Layout: One often overlooked aspect of web design is page layout. There’s a healthy balance that needs to be struck between white space and content, or elements. Too much space can give the impression that the website is unfinished, or something is missing. Content too close or on top of each other can distract a user and make the site more difficult to read. Web 2.0 design components have redefined many of the rules with page layout. More sites are adopting a user-friendly design with simple instructions, larger font and more white space. Take a look at mint.com or icebrrg.com to see examples of Web 2.0 design and excellent use of white space and page layout. One more thing to consider with layout is the placement of elements and the natural progression of the user through the site. Ensure the user experience makes sense and there’s a logical order to the site in terms of activity or information. A good way to do this is to watch a friend or colleague use your site and ask them about their experience.
Rules: There’s a few standards that need to be followed in order to be considered legitimate. First, check your spelling and grammar. Come across as professional, and you’ll be considered the same. Second, check and re-check your links. Make sure every link on your page works, and they lead the user down a logical path. Third, avoid the bells and whistles. Although a Flash intro page and animated gifs may seem like excellent ways to make your site fancy, they detract from the purpose of a page. The rule of thumb is “keep it simple”. Give users reasons to move through your site, and ensure their visual experience is complimentary to your message.

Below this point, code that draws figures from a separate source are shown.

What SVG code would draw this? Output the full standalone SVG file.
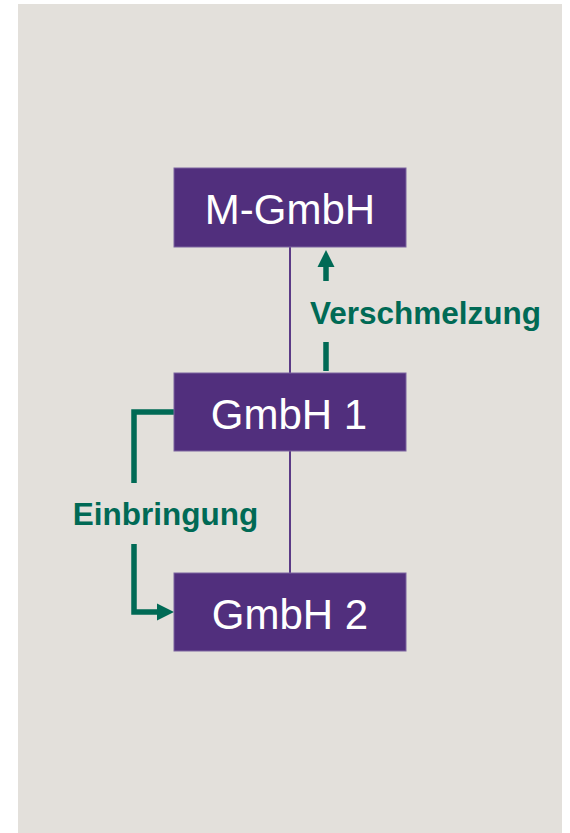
<svg xmlns="http://www.w3.org/2000/svg" width="570" height="833" viewBox="0 0 570 833">
<style>
.box{fill:#512f7d;stroke:#7d64a0;stroke-width:1}
.lbl{font-family:"Liberation Sans",Arial,sans-serif;font-size:42px;fill:#ffffff;text-anchor:middle}
.glbl{font-family:"Liberation Sans",Arial,sans-serif;font-size:31.5px;font-weight:bold;fill:#006a55}
.tree{stroke:#5b3a86;stroke-width:2;fill:none}
.flow{stroke:#006a55;stroke-width:5.5;fill:none}
.head{fill:#006a55}
</style>
<rect x="18" y="4" width="544" height="829" fill="#e3e0db"/>
<g id="connectors">
  <line class="tree" x1="290" y1="247" x2="290" y2="373"/>
  <line class="tree" x1="290" y1="451" x2="290" y2="573"/>
  <line class="flow" x1="326" y1="265" x2="326" y2="281"/>
  <polygon class="head" points="326,250 317.5,267 334.5,267"/>
  <line class="flow" x1="326" y1="342" x2="326" y2="371"/>
  <polyline class="flow" points="174,412 134,412 134,483"/>
  <polyline class="flow" points="134,544 134,612 160,612"/>
  <polygon class="head" points="174,612 157,603.5 157,620.5"/>
</g>
<g id="n_mgmbh">
  <rect class="box" x="174" y="168" width="232" height="79"/>
  <text class="lbl" x="290" y="224">M-GmbH</text>
</g>
<g id="n_gmbh1">
  <rect class="box" x="174" y="373" width="232" height="78"/>
  <text class="lbl" x="289" y="429">GmbH 1</text>
</g>
<g id="n_gmbh2">
  <rect class="box" x="174" y="573" width="232" height="78"/>
  <text class="lbl" x="290" y="629">GmbH 2</text>
</g>
<g id="labels">
  <text class="glbl" x="310" y="324">Verschmelzung</text>
  <text class="glbl" x="165.5" y="525" text-anchor="middle">Einbringung</text>
</g>
</svg>
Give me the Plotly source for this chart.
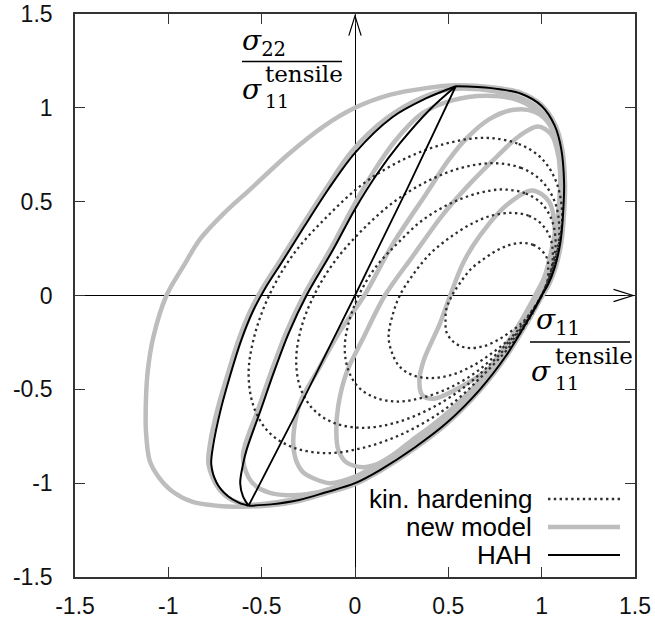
import plotly.graph_objects as go

# ---------------- data ----------------
tick_vals = [-1.5, -1, -0.5, 0, 0.5, 1, 1.5]
tick_text = ["-1.5", "-1", "-0.5", "0", "0.5", "1", "1.5"]

# HAH (black) - common right / bottom boundary, from top vertex to bottom vertex
hah_right_x = [0.54, 0.73, 0.89, 1.0, 1.07, 1.105, 1.12, 1.115, 1.1, 1.07, 1.035, 1.0, 0.918, 0.81, 0.67, 0.49, 0.32, 0.134, 0.0, -0.16, -0.3, -0.45, -0.57]
hah_right_y = [1.115, 1.105, 1.075, 1.01, 0.905, 0.78, 0.6, 0.44, 0.28, 0.15, 0.06, 0.0, -0.146, -0.32, -0.5, -0.68, -0.81, -0.93, -1.0, -1.05, -1.09, -1.113, -1.12]
# HAH left branches (bottom vertex -> top vertex)
hah_a_x = [-0.57, -0.62, -0.68, -0.74, -0.77, -0.76, -0.72, -0.67, -0.61, -0.545, -0.48, -0.39, -0.27, -0.14, 0.0, 0.2, 0.38, 0.54]
hah_a_y = [-1.12, -1.105, -1.07, -1.0, -0.9, -0.8, -0.61, -0.43, -0.24, -0.08, 0.04, 0.18, 0.37, 0.57, 0.76, 0.95, 1.05, 1.115]
hah_b_x = [-0.57, -0.6, -0.615, -0.6, -0.58, -0.505, -0.435, -0.355, -0.26, -0.117, 0.0, 0.12, 0.24, 0.4, 0.54]
hah_b_y = [-1.12, -1.07, -1.0, -0.9, -0.82, -0.61, -0.41, -0.2, 0.0, 0.245, 0.46, 0.65, 0.81, 0.99, 1.115]
hah_c_x = [-0.57, -0.28, 0.0, 0.28, 0.54]
hah_c_y = [-1.12, -0.56, 0.0, 0.57, 1.115]

# new model (grey)
g1_x = [-1.12, -1.11, -1.08, -1.01, -0.92, -0.83, -0.7, -0.56, -0.36, -0.17, 0.0, 0.19, 0.38, 0.54, 0.73, 0.89, 1.0, 1.075, 1.11, 1.125, 1.12, 1.105, 1.075, 1.04, 1.005, 0.92, 0.81, 0.67, 0.49, 0.32, 0.134, 0.0, -0.16, -0.3, -0.45, -0.6, -0.74, -0.87, -0.97, -1.05, -1.1, -1.12, -1.12]
g1_y = [-0.56, -0.4, -0.22, 0.0, 0.155, 0.3, 0.44, 0.567, 0.75, 0.9, 1.0, 1.07, 1.105, 1.12, 1.11, 1.08, 1.015, 0.905, 0.78, 0.6, 0.44, 0.28, 0.15, 0.06, 0.0, -0.15, -0.325, -0.505, -0.685, -0.815, -0.935, -1.005, -1.055, -1.095, -1.118, -1.125, -1.12, -1.1, -1.05, -0.97, -0.88, -0.72, -0.56]
ga_x = [-0.785, -0.775, -0.735, -0.685, -0.625, -0.56, -0.495, -0.405, -0.285, -0.155, -0.02, 0.17, 0.36, 0.52, 0.7, 0.87, 0.98, 1.055, 1.09, 1.105, 1.1, 1.085, 1.055, 1.02, 0.985, 0.905, 0.795, 0.655, 0.475, 0.31, 0.13, 0.0, -0.16, -0.3, -0.45, -0.58, -0.66, -0.73, -0.785]
ga_y = [-0.9, -0.78, -0.6, -0.43, -0.24, -0.08, 0.04, 0.18, 0.37, 0.57, 0.765, 0.945, 1.055, 1.1, 1.095, 1.06, 1.0, 0.9, 0.78, 0.6, 0.44, 0.28, 0.15, 0.06, 0.0, -0.145, -0.32, -0.5, -0.675, -0.8, -0.92, -0.99, -1.04, -1.08, -1.105, -1.115, -1.09, -1.03, -0.9]
gb_x = [-0.6, -0.52, -0.45, -0.37, -0.275, -0.13, -0.015, 0.1, 0.22, 0.36, 0.52, 0.7, 0.86, 0.98, 1.06, 1.095, 1.1, 1.09, 1.065, 1.03, 0.975, 0.9, 0.79, 0.65, 0.47, 0.305, 0.13, 0.0, -0.134, -0.25, -0.365, -0.46, -0.526, -0.57, -0.6]
gb_y = [-0.85, -0.61, -0.41, -0.2, 0.0, 0.25, 0.465, 0.66, 0.83, 0.97, 1.04, 1.065, 1.045, 0.98, 0.88, 0.74, 0.58, 0.42, 0.25, 0.11, 0.0, -0.14, -0.315, -0.495, -0.67, -0.79, -0.905, -0.975, -1.03, -1.058, -1.064, -1.05, -1.02, -0.97, -0.85]
gc_x = [-0.33, -0.325, -0.29, -0.2, -0.08, 0.05, 0.2, 0.38, 0.5, 0.6, 0.72, 0.85, 0.96, 1.045, 1.09, 1.1, 1.09, 1.06, 1.02, 0.97, 0.895, 0.785, 0.645, 0.465, 0.3, 0.13, 0.0, -0.134, -0.22, -0.28, -0.315, -0.33]
gc_y = [-0.8, -0.7, -0.56, -0.4, -0.19, 0.0, 0.27, 0.54, 0.72, 0.84, 0.94, 0.99, 0.98, 0.91, 0.77, 0.6, 0.42, 0.25, 0.1, 0.0, -0.14, -0.31, -0.49, -0.665, -0.785, -0.895, -0.965, -1.0, -0.975, -0.94, -0.88, -0.8]
g4_x = [-0.1, -0.09, -0.045, 0.04, 0.16, 0.31, 0.47, 0.62, 0.76, 0.88, 0.98, 1.05, 1.09, 1.1, 1.085, 1.055, 1.015, 0.965, 0.89, 0.78, 0.64, 0.46, 0.3, 0.15, 0.045, -0.045, -0.09, -0.1]
g4_y = [-0.73, -0.59, -0.41, -0.235, 0.0, 0.21, 0.43, 0.6, 0.74, 0.85, 0.9, 0.86, 0.74, 0.58, 0.42, 0.25, 0.1, 0.0, -0.135, -0.305, -0.485, -0.655, -0.775, -0.885, -0.915, -0.89, -0.82, -0.73]
g5_x = [0.95, 1.04, 1.07, 1.055, 1.0, 0.9, 0.76, 0.58, 0.42, 0.36, 0.345, 0.37, 0.455, 0.51, 0.58, 0.67, 0.81, 0.95]
g5_y = [0.56, 0.5, 0.35, 0.17, 0.0, -0.16, -0.355, -0.48, -0.55, -0.53, -0.45, -0.34, -0.15, 0.0, 0.175, 0.32, 0.48, 0.56]

# kinematic hardening (dotted)
d1_x = [1.0, 0.87, 0.69, 0.49, 0.27, 0.05, -0.15, -0.33, -0.46, -0.54, -0.57, -0.54, -0.46, -0.33, -0.15, 0.05, 0.27, 0.49, 0.69, 0.87, 1.0, 1.08, 1.11, 1.08, 1.0]
d1_y = [0.73, 0.81, 0.84, 0.81, 0.73, 0.6, 0.42, 0.22, 0.0, -0.22, -0.42, -0.6, -0.73, -0.81, -0.84, -0.81, -0.73, -0.6, -0.42, -0.22, 0.0, 0.22, 0.42, 0.6, 0.73]
d2_x = [1.0, 0.89, 0.74, 0.57, 0.39, 0.21, 0.04, -0.11, -0.22, -0.29, -0.315, -0.29, -0.22, -0.11, 0.04, 0.21, 0.39, 0.57, 0.74, 0.89, 1.0, 1.07, 1.095, 1.07, 1.0]
d2_y = [0.61, 0.68, 0.705, 0.68, 0.61, 0.5, 0.35, 0.18, 0.0, -0.18, -0.35, -0.5, -0.61, -0.68, -0.705, -0.68, -0.61, -0.5, -0.35, -0.18, 0.0, 0.18, 0.35, 0.5, 0.61]
d3_x = [1.0, 0.91, 0.79, 0.66, 0.51, 0.36, 0.23, 0.11, 0.02, -0.035, -0.055, -0.035, 0.02, 0.11, 0.23, 0.36, 0.51, 0.66, 0.79, 0.91, 1.0, 1.055, 1.075, 1.055, 1.0]
d3_y = [0.49, 0.545, 0.565, 0.545, 0.49, 0.4, 0.28, 0.15, 0.0, -0.15, -0.28, -0.4, -0.49, -0.545, -0.565, -0.545, -0.49, -0.4, -0.28, -0.15, 0.0, 0.15, 0.28, 0.4, 0.49]
d4_x = [1.0, 0.93, 0.84, 0.73, 0.62, 0.51, 0.4, 0.31, 0.24, 0.2, 0.18, 0.2, 0.24, 0.31, 0.4, 0.51, 0.62, 0.73, 0.84, 0.93, 1.0, 1.045, 1.06, 1.045, 1.0]
d4_y = [0.38, 0.425, 0.44, 0.425, 0.38, 0.31, 0.22, 0.11, 0.0, -0.11, -0.22, -0.31, -0.38, -0.425, -0.44, -0.425, -0.38, -0.31, -0.22, -0.11, 0.0, 0.11, 0.22, 0.31, 0.38]
d5_x = [1.0, 0.955, 0.9, 0.83, 0.76, 0.69, 0.62, 0.565, 0.52, 0.49, 0.485, 0.49, 0.52, 0.565, 0.62, 0.69, 0.76, 0.83, 0.9, 0.955, 1.0, 1.03, 1.035, 1.03, 1.0]
d5_y = [0.24, 0.27, 0.28, 0.27, 0.24, 0.195, 0.14, 0.07, 0.0, -0.07, -0.14, -0.195, -0.24, -0.27, -0.28, -0.27, -0.24, -0.195, -0.14, -0.07, 0.0, 0.07, 0.14, 0.195, 0.24]

legend_labels = ["kin. hardening", "new model", "HAH"]

# ---------------- styles ----------------
GREY = "#bdbdbd"
DOT = "#2e2e2e"
BLACK = "#000000"
DOT_DASH = "2.4px,3.4px"
grey_line = dict(color=GREY, width=4.5, shape="spline", smoothing=0.9)
dot_line = dict(color=DOT, width=2.3, dash=DOT_DASH, shape="spline", smoothing=1.0)
black_line = dict(color=BLACK, width=2, shape="spline", smoothing=0.9)

fig = go.Figure()
for xs, ys in [(g1_x, g1_y), (ga_x, ga_y), (gb_x, gb_y), (gc_x, gc_y), (g4_x, g4_y), (g5_x, g5_y)]:
    fig.add_trace(go.Scatter(x=xs, y=ys, mode="lines", line=grey_line, hoverinfo="skip",
                             showlegend=False, legendgroup="new"))
for xs, ys in [(d1_x, d1_y), (d2_x, d2_y), (d3_x, d3_y), (d4_x, d4_y), (d5_x, d5_y)]:
    fig.add_trace(go.Scatter(x=xs, y=ys, mode="lines", line=dot_line, hoverinfo="skip",
                             showlegend=False, legendgroup="kin"))
for xs, ys in [(hah_right_x, hah_right_y), (hah_a_x, hah_a_y), (hah_b_x, hah_b_y)]:
    fig.add_trace(go.Scatter(x=xs, y=ys, mode="lines", line=black_line, hoverinfo="skip",
                             showlegend=False, legendgroup="hah"))
fig.add_trace(go.Scatter(x=hah_c_x, y=hah_c_y, mode="lines", line=dict(color=BLACK, width=1.8),
                         hoverinfo="skip", showlegend=False, legendgroup="hah"))

# ---------------- layout ----------------
L, R, T, B = 75, 20, 14, 44
W, H = 655, 621
pw, ph = W - L - R, H - T - B


def px_x(px):
    return (px - L) / pw


def px_y(py):
    return (H - B - py) / ph


axis_common = dict(
    range=[-1.5, 1.5], tickvals=tick_vals, ticktext=tick_text,
    ticks="inside", ticklen=10, tickwidth=1.2, tickcolor="#333",
    showline=True, linecolor="#333", linewidth=1.6, mirror="ticks",
    showgrid=False, zeroline=True, zerolinecolor="black", zerolinewidth=1.2,
    tickfont=dict(family="Liberation Sans, Arial, sans-serif", size=23, color="#111"),
    automargin=False,
)
fig.update_layout(
    width=W, height=H, margin=dict(l=L, r=R, t=T, b=B),
    paper_bgcolor="white", plot_bgcolor="white", showlegend=False,
    xaxis=dict(axis_common, ticklabelstandoff=8),
    yaxis=dict(axis_common, ticklabelstandoff=16),
)

shapes = []
# arrow heads on the origin axes
shapes.append(dict(type="path", xref="x", yref="y", path="M 1.385,0.033 L 1.49,0 L 1.385,-0.033",
                   line=dict(color="black", width=1.2)))
shapes.append(dict(type="path", xref="x", yref="y", path="M -0.033,1.385 L 0,1.49 L 0.033,1.385",
                   line=dict(color="black", width=1.2)))
# fraction bars
shapes.append(dict(type="line", xref="paper", yref="paper", x0=px_x(242), x1=px_x(342),
                   y0=px_y(61.5), y1=px_y(61.5), line=dict(color="black", width=1.5)))
shapes.append(dict(type="line", xref="paper", yref="paper", x0=px_x(530), x1=px_x(630),
                   y0=px_y(342), y1=px_y(342), line=dict(color="black", width=1.5)))
# legend samples
leg_rows = [499, 527, 555]
leg_styles = [dict(color=DOT, width=2.3, dash=DOT_DASH), dict(color=GREY, width=4.5), dict(color=BLACK, width=2)]
for row, st in zip(leg_rows, leg_styles):
    shapes.append(dict(type="line", xref="paper", yref="paper", x0=px_x(548), x1=px_x(620),
                       y0=px_y(row), y1=px_y(row), line=st))
fig.update_layout(shapes=shapes)

SERIF = "DejaVu Serif, Liberation Serif, serif"
SANS = "Liberation Sans, Arial, sans-serif"
anns = []


def txt(text, px, py, size, anchor="left", family=SERIF):
    anns.append(dict(text=text, xref="paper", yref="paper", x=px_x(px), y=px_y(py),
                     xanchor=anchor, yanchor="middle", showarrow=False, align="left",
                     borderpad=0, font=dict(family=family, size=size, color="black")))


SUPSUB = "<span style='font-size:23px'>tensile</span><br><span style='font-size:19px'>11</span>"
# y label
txt("<i>σ</i><sub>22</sub>", 241, 42, 28)
txt("<i>σ</i>", 241, 90, 28)
txt(SUPSUB, 264, 87, 20)
# x label
txt("<i>σ</i><sub>11</sub>", 535, 322, 28)
txt("<i>σ</i>", 530, 371, 28)
txt(SUPSUB, 554, 368, 20)
# legend text
for lab, row in zip(legend_labels, leg_rows):
    txt(lab, 533, row, 26, anchor="right", family=SANS)
fig.update_layout(annotations=anns)

fig.write_html("out.html", config={"displayModeBar": False},
               post_script="document.body.style.margin='0px';")
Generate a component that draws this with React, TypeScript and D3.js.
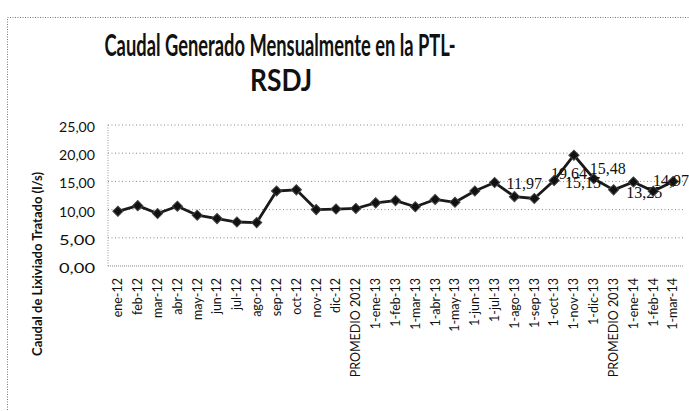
import React from "react";
import * as d3 from "d3";

const categories: string[] = [
  "ene-12", "feb-12", "mar-12", "abr-12", "may-12", "jun-12", "jul-12", "ago-12",
  "sep-12", "oct-12", "nov-12", "dic-12", "PROMEDIO 2012",
  "1-ene-13", "1-feb-13", "1-mar-13", "1-abr-13", "1-may-13", "1-jun-13", "1-jul-13",
  "1-ago-13", "1-sep-13", "1-oct-13", "1-nov-13", "1-dic-13", "PROMEDIO 2013",
  "1-ene-14", "1-feb-14", "1-mar-14",
];

const values: number[] = [
  9.7, 10.7, 9.3, 10.6, 9.0, 8.4, 7.8, 7.7,
  13.3, 13.5, 10.0, 10.1, 10.2,
  11.2, 11.6, 10.5, 11.8, 11.3, 13.3, 14.8,
  12.3, 11.97, 15.15, 19.64, 15.48, 13.5,
  14.9, 13.25, 14.97,
];

const labeledCategories: string[] = ["1-sep-13", "1-oct-13", "1-nov-13", "1-dic-13", "1-feb-14", "1-mar-14"];
const yTicks: number[] = [0, 5, 10, 15, 20, 25];
const titleLines: string[] = ["Caudal Generado Mensualmente en la PTL-", "RSDJ"];
const yAxisTitle = "Caudal de Lixiviado Tratado (l/s)";

// layout / style (not data)
const W = 689;
const H = 411;
const PL = 108, PR = 683, PT = 125, PB = 266;
const labelOffsets: [number, number][] = [[-10, -15], [29, 2], [-5, 18], [14, -10], [-9, 1], [-2, -1]];
const sans = "Lato, 'Open Sans', 'DejaVu Sans', sans-serif";

const fmt = (v: number) => d3.format(".2f")(v).replace(".", ",");

export default function App() {
  const x = d3.scaleBand<string>().domain(categories).range([PL, PR]).padding(0);
  const xc = (c: string) => (x(c) as number) + x.bandwidth() / 2;
  const y = d3.scaleLinear().domain([0, 25]).range([PB, PT]);

  const pts = categories.map((c, i) => ({ c, v: values[i] }));
  const line = d3.line<{ c: string; v: number }>().x((d) => xc(d.c)).y((d) => y(d.v));
  const diamond = d3.symbol().type(d3.symbolSquare).size(52)();

  return (
    <svg width={W} height={H} style={{ display: "block", position: "absolute", left: 0, top: 0, background: "#fff" }}>
      <rect x={0} y={0} width={W} height={H} fill="#fff" />
      {/* chart border */}
      <rect x={7.5} y={17.5} width={800} height={600} fill="none" stroke="#777" strokeWidth={1} strokeDasharray="1,1.5" />

      {/* title */}
      <text x={280} y={56} textAnchor="middle" fontFamily={sans} fontWeight={700} fontSize={30}
        textLength={351} lengthAdjust="spacingAndGlyphs" fill="#111">{titleLines[0]}</text>
      <text x={281} y={91} textAnchor="middle" fontFamily={sans} fontWeight={700} fontSize={30}
        textLength={62} lengthAdjust="spacingAndGlyphs" fill="#111">{titleLines[1]}</text>

      {/* gridlines */}
      {yTicks.map((t) => (
        <line key={"g" + t} x1={PL} x2={PR} y1={y(t)} y2={y(t)} stroke="#888" strokeWidth={1}
          strokeDasharray={t === 0 ? "1,1" : "1,2.5"} />
      ))}
      <line x1={PL} x2={PL} y1={PT} y2={PB} stroke="#999" strokeWidth={1} strokeDasharray="1,1.5" />

      {/* y tick labels */}
      {yTicks.map((t) => (
        <text key={"yt" + t} x={95} y={y(t) + 2} dy="0.35em" textAnchor="end" fontFamily={sans} fontSize={14}
          textLength={36} lengthAdjust="spacingAndGlyphs" fill="#111">{fmt(t)}</text>
      ))}

      {/* y axis title */}
      <text transform={`translate(42,264) rotate(-90)`} textAnchor="middle" fontFamily={sans} fontWeight={700}
        fontSize={13} textLength={184} lengthAdjust="spacingAndGlyphs" fill="#111">{yAxisTitle}</text>

      {/* x labels */}
      {categories.map((c) => (
        <text key={"xl" + c} transform={`translate(${xc(c)},278) rotate(-90)`} dy="0.35em" textAnchor="end"
          fontFamily={sans} fontSize={12.5} fill="#111">{c}</text>
      ))}

      {/* series */}
      <path d={line(pts) || ""} fill="none" stroke="#1a1a1a" strokeWidth={2.8} strokeLinejoin="round" />
      {pts.map((p) => (
        <path key={"m" + p.c} d={diamond || ""} transform={`translate(${xc(p.c)},${y(p.v)}) rotate(45)`}
          fill="#111" stroke="#444" strokeWidth={1} />
      ))}

      {/* data labels */}
      {labeledCategories.map((c, i) => {
        const v = values[categories.indexOf(c)];
        return (
          <text key={"dl" + c} x={xc(c) + labelOffsets[i][0]} y={y(v) + labelOffsets[i][1]} dy="0.35em"
            textAnchor="middle" fontFamily="'Liberation Serif', 'DejaVu Serif', serif" fontSize={16} fill="#111">
            {fmt(v)}
          </text>
        );
      })}
    </svg>
  );
}
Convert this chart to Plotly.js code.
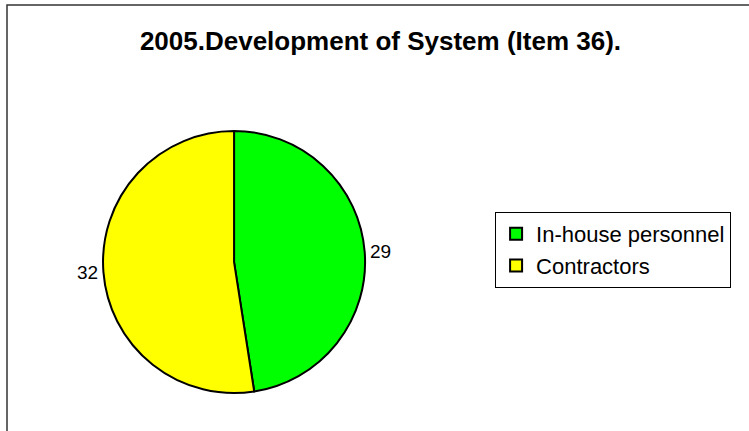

I’ve only touched the basic principles of web design here, but it’s good starting point for understanding the concepts that go into designing an effective, user-friendly website. Especially in e-commerce, it’s very important to consider these design aspects and integrate them seemlessly to ensure the opportunity to be successful. Another place to find more detailed information on the principles of design is over at Digital Web Magazine. For now, good luck in getting your design done, or if you’re like me, re-doing what you’ve already done 400 times over in some strange obsessive fashion.